WORK REQUIRED.
Retype, exactly as they stand, the lines from the start of the data to the line that contains "plt.rcParams['font.family'] = ['Liberation Sans', 'DejaVu", both ends included. Leave the pictures out.

DATA FOR THIS EXERCISE.
"""

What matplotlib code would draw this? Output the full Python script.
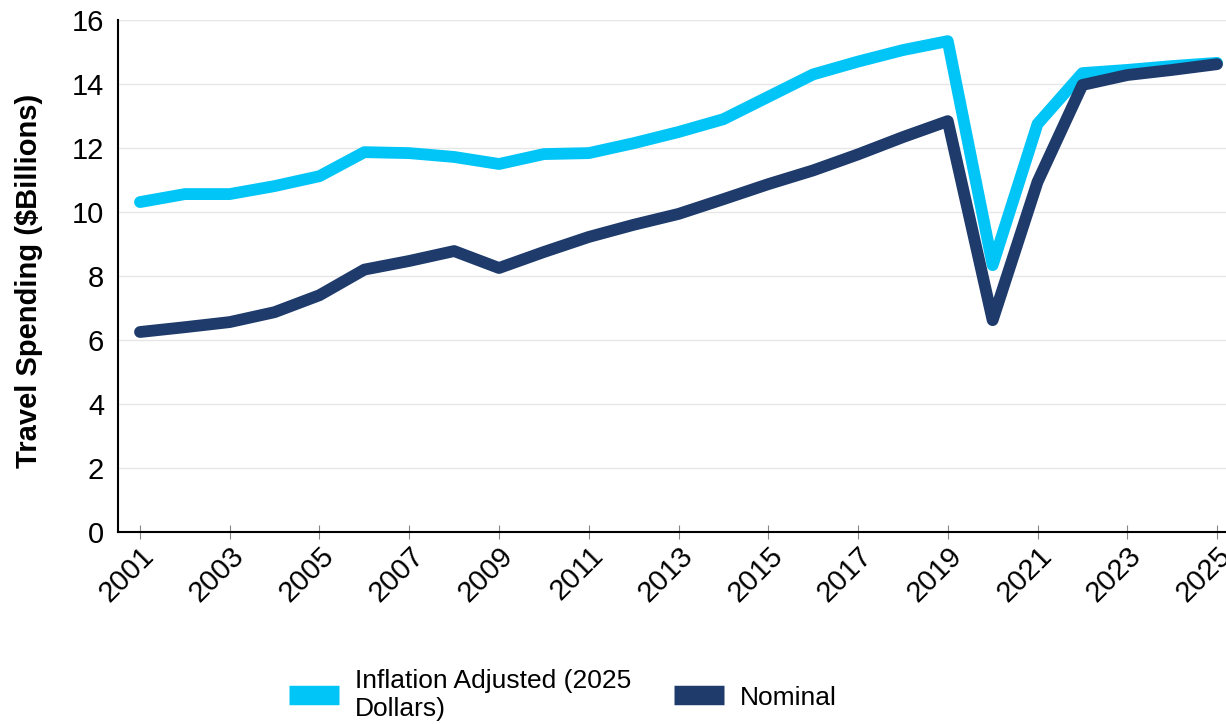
import matplotlib.pyplot as plt
import numpy as np
from matplotlib.lines import Line2D

plt.rcParams['font.family'] = ['Liberation Sans', 'DejaVu Sans']

years = list(range(2001, 2026))
inflation_adjusted = [10.31, 10.56, 10.56, 10.81, 11.12, 11.87, 11.84, 11.72, 11.50, 11.81,
                      11.84, 12.15, 12.50, 12.90, 13.60, 14.30, 14.70, 15.06, 15.34, 8.34,
                      12.75, 14.34, 14.44, 14.56, 14.66]
nominal = [6.25, 6.40, 6.56, 6.87, 7.40, 8.20, 8.47, 8.78, 8.25, 8.75,
           9.22, 9.60, 9.94, 10.40, 10.87, 11.30, 11.80, 12.34, 12.84, 6.62,
           10.94, 13.97, 14.28, 14.44, 14.62]
labels = ['Inflation Adjusted (2025\nDollars)', 'Nominal']
colors = ['#00C5F6', '#1E3B6C']

fig = plt.figure(figsize=(12.26, 7.24), dpi=100)
ax = fig.add_axes([118 / 1226, 192 / 724, 1 - 118 / 1226, 512 / 724])

for vals, c in zip([inflation_adjusted, nominal], colors):
    ax.plot(years, vals, color=c, lw=8.5, solid_capstyle='round', solid_joinstyle='round')

ax.set_ylim(0, 16)
ax.set_xlim(2000.51, 2025.2)
ax.set_yticks(np.arange(0, 17, 2))
ax.set_xticks(years[::2])
ax.set_xticklabels([str(y) for y in years[::2]], rotation=45, ha='right',
                   rotation_mode='anchor', fontsize=21)
ax.tick_params(axis='y', length=0, labelsize=21, pad=10)
ax.tick_params(axis='x', direction='inout', length=10, color='#888888', pad=2)
ax.grid(axis='y', color='#e6e6e6', lw=1)
ax.set_axisbelow(True)
for s in ['top', 'right']:
    ax.spines[s].set_visible(False)
for s in ['left', 'bottom']:
    ax.spines[s].set_linewidth(1.5)
ax.set_ylabel('Travel Spending ($Billions)', fontsize=21, fontweight='bold')
ax.yaxis.set_label_coords(-0.068, 0.49)

handles = [Line2D([], [], color=c, lw=14, solid_capstyle='butt') for c in colors]
fig.legend(handles, labels, loc='center', bbox_to_anchor=(0.459, 0.04), ncol=2,
           frameon=False, fontsize=19, handlelength=1.9, columnspacing=1.6,
           handletextpad=0.6, labelspacing=0)

fig.savefig('out.png', dpi=100)
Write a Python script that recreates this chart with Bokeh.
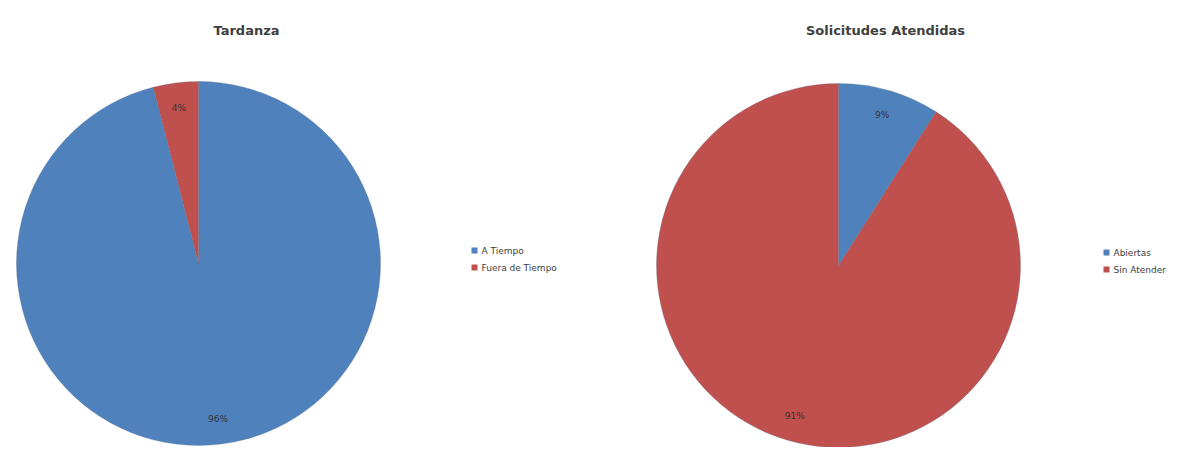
import math
from bokeh.plotting import figure
from bokeh.models import Range1d, ColumnDataSource
from bokeh.core.properties import value
from bokeh.embed import file_html
from bokeh.resources import INLINE

# ---- data ----
titles = ["Tardanza", "Solicitudes Atendidas"]
left_categories = ["A Tiempo", "Fuera de Tiempo"]
left_values = [96, 4]
right_categories = ["Abiertas", "Sin Atender"]
right_values = [9, 91]
colors = ["#4F81BD", "#C0504D"]

W, H = 1181, 447

def X(px):
    return px

def Y(py):
    return H - py

p = figure(width=W, height=H, output_backend="svg", toolbar_location=None,
           x_range=Range1d(0, W), y_range=Range1d(0, H),
           x_axis_location=None, y_axis_location=None, min_border=0)
p.outline_line_color = None
p.xgrid.visible = False
p.ygrid.visible = False
p.background_fill_color = "white"

FONT = value("DejaVu Sans")

def pie(cx, cy, r, cats, vals, title, tx, ty, lx, ly):
    total = float(sum(vals))
    start = 90.0
    starts, ends, lab_x, lab_y, labs = [], [], [], [], []
    for v in vals:
        sweep = v / total * 360.0
        end = start - sweep
        starts.append(math.radians(start))
        ends.append(math.radians(end))
        mid = math.radians(start - sweep / 2)
        lab_x.append(X(cx) + 0.86 * r * math.cos(mid))
        lab_y.append(Y(cy) + 0.86 * r * math.sin(mid))
        labs.append(f"{round(v / total * 100)}%")
        start = end
    src = ColumnDataSource(dict(s=starts, e=ends, c=colors[:len(vals)]))
    p.wedge(x=X(cx), y=Y(cy), radius=r, start_angle="s", end_angle="e",
            direction="clock", fill_color="c", line_color="#5a6f8a",
            line_width=0.6, line_alpha=0.5, source=src)
    p.text(x=lab_x, y=lab_y, text=labs, text_font=FONT, text_font_size="9px",
           text_color="#333333", text_align="center", text_baseline="middle")
    p.text(x=[X(tx)], y=[Y(ty)], text=[title], text_font=FONT,
           text_font_size="13px", text_font_style="bold", text_color="#404040",
           text_align="center", text_baseline="middle")
    # legend
    for i, cat in enumerate(cats):
        yy = Y(ly + i * 17)
        p.rect(x=[X(lx)], y=[yy], width=6, height=6, fill_color=colors[i],
               line_color=None)
        p.text(x=[X(lx) + 7], y=[yy], text=[cat], text_font=FONT,
               text_font_size="9px", text_color="#404040",
               text_align="left", text_baseline="middle")

pie(198, 263, 182, left_categories, left_values, titles[0], 246, 30, 474, 250)
pie(838, 265, 182, right_categories, right_values, titles[1], 885, 30, 1106, 252)

open("out.html", "w").write(file_html(p, INLINE))
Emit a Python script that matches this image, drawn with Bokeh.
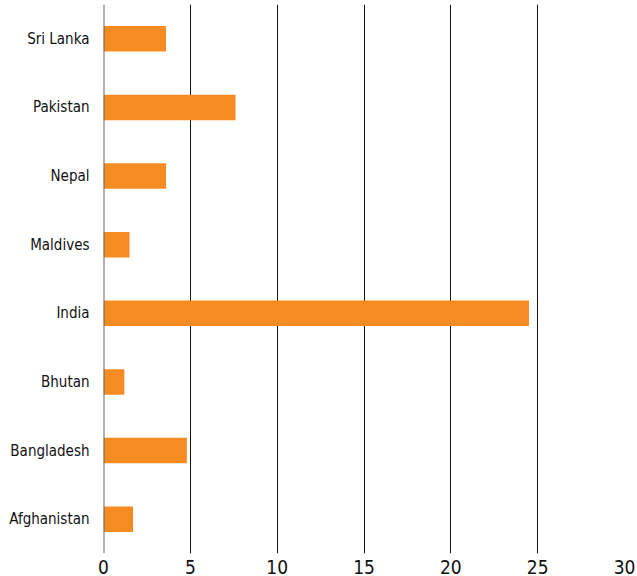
from bokeh.plotting import figure
from bokeh.models import ColumnDataSource, FixedTicker, Span
from bokeh.embed import file_html
from bokeh.resources import INLINE

countries = ["Afghanistan", "Bangladesh", "Bhutan", "India", "Maldives", "Nepal", "Pakistan", "Sri Lanka"]
values = [1.7, 4.8, 1.2, 24.5, 1.5, 3.6, 7.6, 3.6]
x_ticks = [0, 5, 10, 15, 20, 25, 30]

FONT = "DejaVu Sans Condensed"

src = ColumnDataSource(dict(country=countries, value=values))

p = figure(y_range=countries, x_range=(0, 30), output_backend="svg", toolbar_location=None,
           frame_width=521, frame_height=549, min_border_left=103, min_border_right=13,
           min_border_top=4, min_border_bottom=20)
p.outline_line_color = None
p.background_fill_color = "white"

p.hbar(y="country", right="value", left=0, height=0.37, source=src,
       fill_color="#F68B21", line_color=None)

p.xaxis.ticker = FixedTicker(ticks=x_ticks)
p.xgrid.ticker = FixedTicker(ticks=x_ticks)
p.xgrid.grid_line_color = "#111111"
p.xgrid.grid_line_width = 1
p.ygrid.grid_line_color = None

zero = Span(location=0, dimension="height", line_color="#666666", line_width=2)
p.add_layout(zero)

for ax in (p.xaxis, p.yaxis):
    ax.axis_line_color = None
    ax.major_tick_line_color = None
    ax.minor_tick_line_color = None
    ax.major_label_text_font = FONT
    ax.major_label_text_color = "#111111"

p.xaxis.major_label_text_font_size = "19px"
p.xaxis.major_label_standoff = 0
p.yaxis.major_label_text_font_size = "15px"
p.yaxis.major_label_standoff = 8

open("out.html", "w").write(file_html(p, INLINE))
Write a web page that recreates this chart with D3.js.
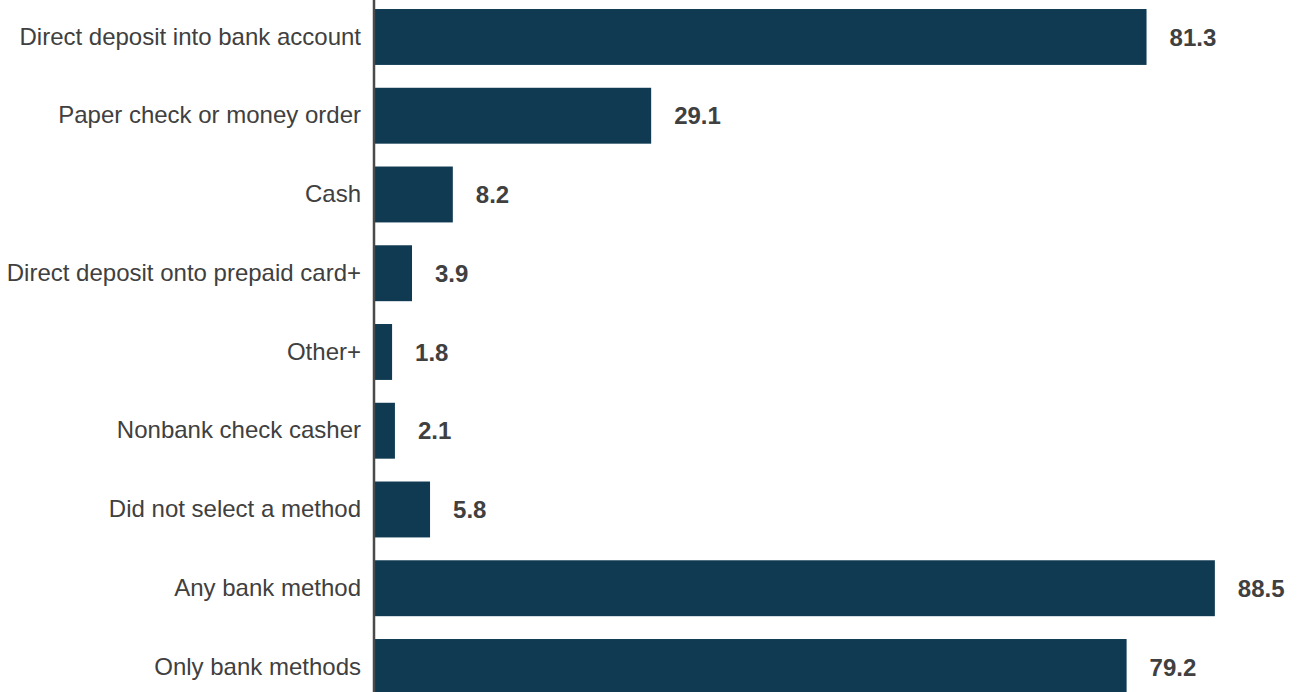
<!DOCTYPE html>
<html lang="en">

<head>
  <meta charset="UTF-8">
  <title>Payment Methods</title>
  <script src="https://d3js.org/d3.v7.min.js"></script>
  <style>
    body {
      margin: 0;
      background: #fff;
      overflow: hidden;
      font-family: "Liberation Sans", Arial, sans-serif;
    }
  </style>
</head>

<body>
  <div id="chart"></div>

  <script>
    const categories = [
      "Direct deposit into bank account",
      "Paper check or money order",
      "Cash",
      "Direct deposit onto prepaid card+",
      "Other+",
      "Nonbank check casher",
      "Did not select a method",
      "Any bank method",
      "Only bank methods"
    ];
    const values = [81.3, 29.1, 8.2, 3.9, 1.8, 2.1, 5.8, 88.5, 79.2];

    const width = 1297, height = 692;
    const left = 375;

    const svg = d3.select("#chart").append("svg")
      .attr("width", width)
      .attr("height", height);

    const x = d3.scaleLinear().domain([0, 100]).range([left, left + 949]);
    const y = d3.scaleBand()
      .domain(categories)
      .range([-2.4, -2.4 + 9 * 78.75])
      .paddingInner(0.29)
      .paddingOuter(0.145);

    svg.selectAll("rect.bar")
      .data(values)
      .enter().append("rect")
      .attr("class", "bar")
      .attr("x", x(0))
      .attr("y", (d, i) => y(categories[i]))
      .attr("width", d => x(d) - x(0))
      .attr("height", y.bandwidth())
      .attr("fill", "#0f3a52");

    // value labels
    svg.selectAll("text.val")
      .data(values)
      .enter().append("text")
      .attr("class", "val")
      .attr("x", d => x(d) + 23)
      .attr("y", (d, i) => y(categories[i]) + y.bandwidth() / 2)
      .attr("dy", "0.36em")
      .attr("font-size", "24px")
      .attr("font-weight", "bold")
      .attr("fill", "#404040")
      .text(d => d.toFixed(1));

    // category axis
    const axis = svg.append("g")
      .attr("transform", `translate(${left - 1},0)`)
      .call(d3.axisLeft(y).tickSize(0).tickPadding(13));
    axis.select(".domain").remove();
    axis.selectAll("text")
      .attr("font-size", "24px")
      .attr("font-family", "'Liberation Sans', Arial, sans-serif")
      .attr("fill", "#404040");

    svg.append("line")
      .attr("x1", left - 1).attr("x2", left - 1)
      .attr("y1", 0).attr("y2", height)
      .attr("stroke", "#4a4a4a")
      .attr("stroke-width", 2.5);
  </script>
</body>

</html>
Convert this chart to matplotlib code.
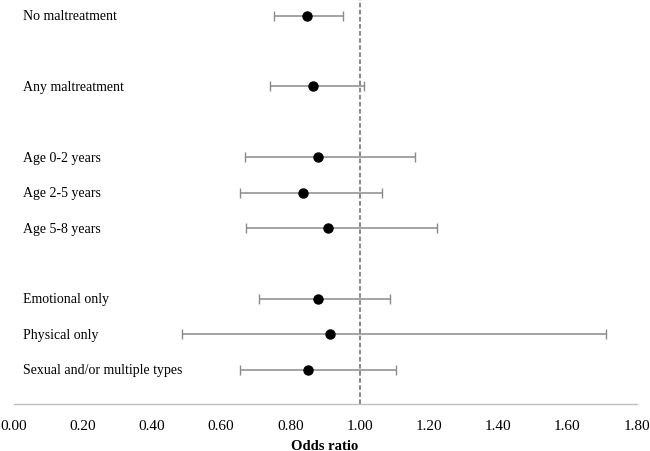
import numpy as np
import matplotlib.pyplot as plt

# rows from top to bottom, with gaps between groups
labels = ["No maltreatment", "Any maltreatment",
          "Age 0-2 years", "Age 2-5 years", "Age 5-8 years",
          "Emotional only", "Physical only", "Sexual and/or multiple types"]
rows = [11, 9, 7, 6, 5, 3, 2, 1]
odds = [0.847, 0.865, 0.881, 0.837, 0.909, 0.880, 0.914, 0.851]
ci_low = [0.753, 0.740, 0.670, 0.654, 0.671, 0.709, 0.486, 0.655]
ci_high = [0.952, 1.012, 1.159, 1.066, 1.225, 1.087, 1.713, 1.105]
xticks = [0.0, 0.2, 0.4, 0.6, 0.8, 1.0, 1.2, 1.4, 1.6, 1.8]

plt.rcParams['font.family'] = ['Liberation Serif', 'DejaVu Serif']

fig = plt.figure(figsize=(6.5, 4.52), dpi=100)
ax = fig.add_axes([13.5 / 650, (452 - 404.7) / 452, 623 / 650, 404.7 / 452])

odds = np.array(odds)
err = [odds - np.array(ci_low), np.array(ci_high) - odds]

# reference line at 1
ax.axvline(1.0, color="#8c8c8c", linestyle=(0, (2.2, 1.2)), linewidth=1.5, zorder=1)

ax.errorbar(odds, rows, xerr=err, fmt="none", ecolor="#8a8a8a",
            elinewidth=1.1, capsize=3.5, capthick=1.0, zorder=2)
ax.plot(odds, rows, "o", color="black", markersize=6.5, zorder=3)

for lab, r in zip(labels, rows):
    ax.text(0.027, r, lab, va="center", ha="left", fontsize=10)

ax.set_xlim(0, 1.8)
ax.set_ylim(0.04, 11.47)
ax.set_xticks(xticks)
ax.set_xticklabels(["%.2f" % t for t in xticks], fontsize=11)
ax.set_yticks([])
ax.tick_params(axis="x", length=0, pad=11)

for side in ["top", "right", "left"]:
    ax.spines[side].set_visible(False)
ax.spines["bottom"].set_color("#bfbfbf")
ax.spines["bottom"].set_linewidth(1.0)

ax.set_xlabel("Odds ratio", fontsize=10.5, fontweight="bold", labelpad=5)

fig.savefig("out.png", dpi=100)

"""

RESPONSE.
What matplotlib code would draw this? Output the full Python script.
import matplotlib.pyplot as plt
import numpy as np
from matplotlib.lines import Line2D

plt.rcParams['font.family'] = ['Liberation Sans', 'DejaVu Sans']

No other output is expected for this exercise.